Stanford University, Stanford CA

Investigators

Abstract

The availability of digital cameras, improved networking, and the diminishing cost of memory has made it easy to capture, share, and store large image collections. With dense sampling, there are many connections and correlations among these captured images, as they effectively record the same or visually similar objects. This project aims to build such networks of linked images on a large scale, store the inter-image relationships in the form of a graph or simplicial complexes called Image Webs, study the properties of these networks, and exploit them for a variety of applications. Establishing links between parts of images based on image content analysis, and doing so on the scale of millions of images, is a computationally demanding task.
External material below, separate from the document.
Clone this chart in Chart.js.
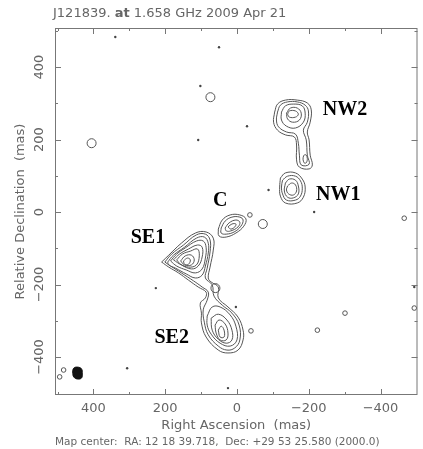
<!DOCTYPE html>
<html>
<head>
<meta charset="utf-8">
<script src="https://cdn.jsdelivr.net/npm/chart.js"></script>
<style>
  body { margin: 0; background: #fff; }
  canvas { display: block; }
</style>
</head>
<body>
<canvas id="myChart" width="423" height="449"></canvas>
<script>
// contours, [RA offset, Dec offset] in mas, outermost level first
const nw2Contours = [
  [[-105,276],[-113,298],[-135,309],[-168,309],[-196,301],[-207,282],[-204,248],[-196,221],[-201,199],[-204,157],[-210,130],[-201,119],[-174,124],[-166,144],[-166,185],[-160,207],[-135,213],[-113,226],[-102,248]],
  [[-113,276],[-121,295],[-141,304],[-168,304],[-190,295],[-199,279],[-196,248],[-185,226],[-193,199],[-196,157],[-201,132],[-179,130],[-174,157],[-171,190],[-163,215],[-138,221],[-116,235],[-110,254]],
  [[-124,276],[-135,293],[-157,298],[-182,293],[-190,273],[-185,248],[-163,232],[-138,237],[-124,254]],
  [[-138,273],[-149,287],[-168,287],[-179,273],[-174,254],[-155,248],[-141,257]],
  [[-141,270],[-146,279],[-163,279],[-171,270],[-163,262],[-146,262]],
  [[-184,146],[-186,156],[-192,158],[-196,148],[-193,136],[-187,136]]
];

const nw1Contours = [
  [[-121,94],[-135,108],[-163,108],[-182,91],[-190,69],[-185,41],[-168,25],[-135,25],[-121,44],[-119,69]],
  [[-127,88],[-141,99],[-163,99],[-177,86],[-182,66],[-177,44],[-163,33],[-138,33],[-127,50],[-124,69]],
  [[-135,80],[-146,91],[-163,88],[-171,72],[-171,50],[-157,39],[-141,41],[-132,58]],
  [[-141,72],[-152,80],[-163,75],[-166,58],[-157,47],[-144,50],[-138,61]]
];

const cContours = [
  [[52,-47],[41,-22],[19,-8],[-8,-8],[-25,-19],[-19,-39],[3,-58],[30,-69],[50,-66]],
  [[44,-44],[33,-25],[14,-14],[-8,-14],[-17,-22],[-11,-39],[8,-55],[30,-61],[44,-58]],
  [[33,-44],[22,-30],[3,-22],[-8,-28],[-3,-41],[17,-52],[30,-52]],
  [[25,-41],[14,-33],[3,-33],[6,-41],[17,-47]]
];

// SE1 and SE2 share the two lowest levels
const seContours = [
  [[210,-138],[190,-119],[155,-86],[116,-58],[86,-55],[66,-72],[66,-105],[75,-152],[80,-182],[72,-193],[52,-207],[52,-237],[25,-262],[-3,-290],[-17,-326],[-17,-353],[-3,-381],[25,-389],[52,-381],[86,-345],[99,-306],[99,-279],[102,-251],[88,-237],[86,-221],[108,-207],[135,-188],[163,-168],[190,-152]],
  [[201,-138],[182,-116],[149,-91],[113,-63],[88,-61],[75,-77],[75,-110],[83,-155],[88,-182],[69,-201],[64,-232],[41,-257],[14,-279],[-6,-312],[-8,-353],[6,-375],[28,-381],[52,-370],[80,-339],[91,-304],[94,-270],[83,-243],[80,-221],[97,-207],[121,-190],[155,-168],[185,-149]],
  [[193,-138],[177,-119],[146,-97],[113,-72],[91,-69],[80,-86],[80,-113],[88,-149],[97,-174],[116,-182],[141,-171],[171,-155],[190,-146]],
  [[185,-135],[168,-116],[144,-99],[113,-80],[94,-80],[86,-97],[88,-127],[97,-157],[116,-168],[141,-160],[168,-149]],
  [[177,-132],[160,-116],[135,-102],[110,-91],[97,-97],[97,-124],[108,-149],[127,-157],[155,-146]],
  [[168,-132],[152,-116],[130,-108],[110,-102],[105,-121],[113,-146],[135,-152],[157,-144]],
  [[157,-135],[144,-121],[127,-119],[119,-132],[127,-146],[146,-146]],
  [[149,-135],[138,-127],[130,-132],[135,-144],[146,-144]],
  [[83,-287],[69,-262],[47,-262],[19,-284],[3,-315],[0,-353],[19,-370],[47,-362],[72,-337],[83,-312]],
  [[72,-293],[52,-282],[28,-298],[14,-326],[14,-353],[30,-362],[52,-351],[69,-326]],
  [[61,-312],[50,-298],[33,-309],[25,-334],[30,-353],[47,-353],[58,-334]],
  [[52,-326],[44,-315],[36,-326],[36,-345],[47,-345]]
];

// restoring beam
const beam = [[458,-442],[455,-431],[444,-428],[433,-433],[431,-447],[433,-458],[444,-461],[455,-455]];

// small isolated contours and noise peaks
const ringsLarge = [[74,317],[405,190],[60,-210],[-72,-33]];
const ringsSmall = [[-466,-17],[-494,-265],[-224,-326],[-39,-328],[-36,-8],[-301,-279],[494,-455],[483,-436]];
const specks = [[339,483],[50,455],[102,348],[108,199],[-28,237],[-88,61],[-215,0],[306,-431],[25,-486],[-494,-207],[226,-210],[3,-262]];

const componentNames = ['NW2', 'NW1', 'C', 'SE1', 'SE2'];
const componentAt = [[-301,268],[-282,33],[47,17],[248,-86],[182,-362]];

const majorTicks = [-400, -200, 0, 200, 400];

function loop(pts) {
  const d = pts.map(p => ({ x: p[0], y: p[1] }));
  d.push(d[0]);
  return d;
}
function pts(list) {
  return list.map(p => ({ x: p[0], y: p[1] }));
}

var datasets = [];
[nw2Contours, nw1Contours, cContours, seContours].forEach(group => {
  group.forEach(c => {
    datasets.push({ data: loop(c), showLine: true, pointRadius: 0, borderColor: '#555', borderWidth: 1, tension: 0.4 });
  });
});
datasets.push({ data: loop(beam), showLine: true, pointRadius: 0, borderColor: '#111', borderWidth: 1, backgroundColor: '#111', fill: 'shape', tension: 0.4 });
datasets.push({ data: pts(ringsLarge), pointRadius: 4.5, borderColor: '#555', borderWidth: 1, backgroundColor: 'rgba(0,0,0,0)' });
datasets.push({ data: pts(ringsSmall), pointRadius: 2.3, borderColor: '#555', borderWidth: 1, backgroundColor: 'rgba(0,0,0,0)' });
datasets.push({ data: pts(specks), pointRadius: 1.2, borderWidth: 0, backgroundColor: '#444' });

const textCol = '#666';
const axisFont = { family: 'DejaVu Sans', size: 13 };

function fmt(v) {
  return v < 0 ? '\u2212' + Math.abs(v) : String(v);
}

// frame, inward ticks, tick labels, source labels, header and footer
const decor = {
  id: 'decor',
  afterDraw(chart) {
    const ctx = chart.ctx;
    const a = chart.chartArea;
    const sx = chart.scales.x, sy = chart.scales.y;
    ctx.save();
    ctx.strokeStyle = '#777';
    ctx.lineWidth = 1;
    ctx.strokeRect(a.left + 0.5, a.top + 0.5, a.right - a.left - 1, a.bottom - a.top - 1);
    ctx.beginPath();
    for (let v = -500; v <= 500; v += 100) {
      const len = v % 200 === 0 ? 6 : 3;
      const px = Math.round(sx.getPixelForValue(v)) + 0.5;
      if (px > a.left + 2 && px < a.right - 2) {
        ctx.moveTo(px, a.top); ctx.lineTo(px, a.top + len);
        ctx.moveTo(px, a.bottom); ctx.lineTo(px, a.bottom - len);
      }
      const py = Math.round(sy.getPixelForValue(v)) + 0.5;
      if (py > a.top + 2 && py < a.bottom - 2) {
        ctx.moveTo(a.left, py); ctx.lineTo(a.left + len, py);
        ctx.moveTo(a.right, py); ctx.lineTo(a.right - len, py);
      }
    }
    ctx.stroke();

    ctx.fillStyle = textCol;
    ctx.font = '13px "DejaVu Sans"';
    ctx.textAlign = 'center';
    ctx.textBaseline = 'middle';
    majorTicks.forEach(v => {
      ctx.fillText(fmt(v), sx.getPixelForValue(v), a.bottom + 14);
      ctx.save();
      ctx.translate(a.left - 15, sy.getPixelForValue(v));
      ctx.rotate(-Math.PI / 2);
      ctx.fillText(fmt(v), 0, 0);
      ctx.restore();
    });

    ctx.fillStyle = '#000';
    ctx.font = 'bold 20px "Liberation Serif"';
    ctx.textBaseline = 'alphabetic';
    componentNames.forEach((n, i) => {
      ctx.fillText(n, sx.getPixelForValue(componentAt[i][0]), sy.getPixelForValue(componentAt[i][1]));
    });

    ctx.fillStyle = textCol;
    ctx.textAlign = 'left';
    ctx.textBaseline = 'middle';
    let x = 53;
    ctx.font = '13px "DejaVu Sans"';
    ctx.fillText('J121839. ', x, 14);
    x += ctx.measureText('J121839. ').width;
    ctx.font = 'bold 13px "DejaVu Sans"';
    ctx.fillText('at', x, 14);
    x += ctx.measureText('at').width;
    ctx.font = '13px "DejaVu Sans"';
    ctx.fillText(' 1.658 GHz 2009 Apr 21', x, 14);

    ctx.font = '10.5px "DejaVu Sans"';
    ctx.fillText('Map center:  RA: 12 18 39.718,  Dec: +29 53 25.580 (2000.0)', 55, 442);
    ctx.restore();
  }
};

new Chart(document.getElementById('myChart'), {
  type: 'scatter',
  data: { datasets: datasets },
  plugins: [decor],
  options: {
    responsive: false,
    animation: false,
    devicePixelRatio: 1,
    events: [],
    layout: { padding: { top: 28, right: 2, bottom: 16, left: 0 } },
    plugins: { legend: { display: false }, tooltip: { enabled: false } },
    scales: {
      x: {
        type: 'linear', reverse: true, min: -503, max: 507,
        grid: { display: false, tickLength: 0 }, border: { display: false },
        ticks: { display: false },
        title: { display: true, text: 'Right Ascension  (mas)', color: textCol, font: axisFont, padding: { top: 0, bottom: 0 } },
        afterFit: s => { s.height = 38; s.paddingLeft = 0; s.paddingRight = 0; }
      },
      y: {
        type: 'linear', min: -505, max: 508,
        grid: { display: false, tickLength: 0 }, border: { display: false },
        ticks: { display: false },
        title: { display: true, text: 'Relative Declination  (mas)', color: textCol, font: axisFont, padding: { top: 13, bottom: 0 } },
        afterFit: s => { s.width = 55; s.paddingTop = 0; s.paddingBottom = 0; }
      }
    }
  }
});
</script>
</body>
</html>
Since it is impractical to do this for all image pairs, techniques are developed for attempting to establish links only between pairs for which (1) a link is likely to exist and, (2) the link adds substantially to what is already known about the connectivity of a particular Web. A deeper understanding of the global structure of image webs as topological complexes can aid this link prediction process. Methods are developed for effectively navigating these large structures and for constructing useful maps over them. Integration with more symbolic information associated with images is possible by transferring information around in this vast network. The project is of a highly interdisciplinary nature, combining techniques from continuous applied mathematics, traditionally used in signal processing and image analysis, with methods from discrete mathematics and network theory.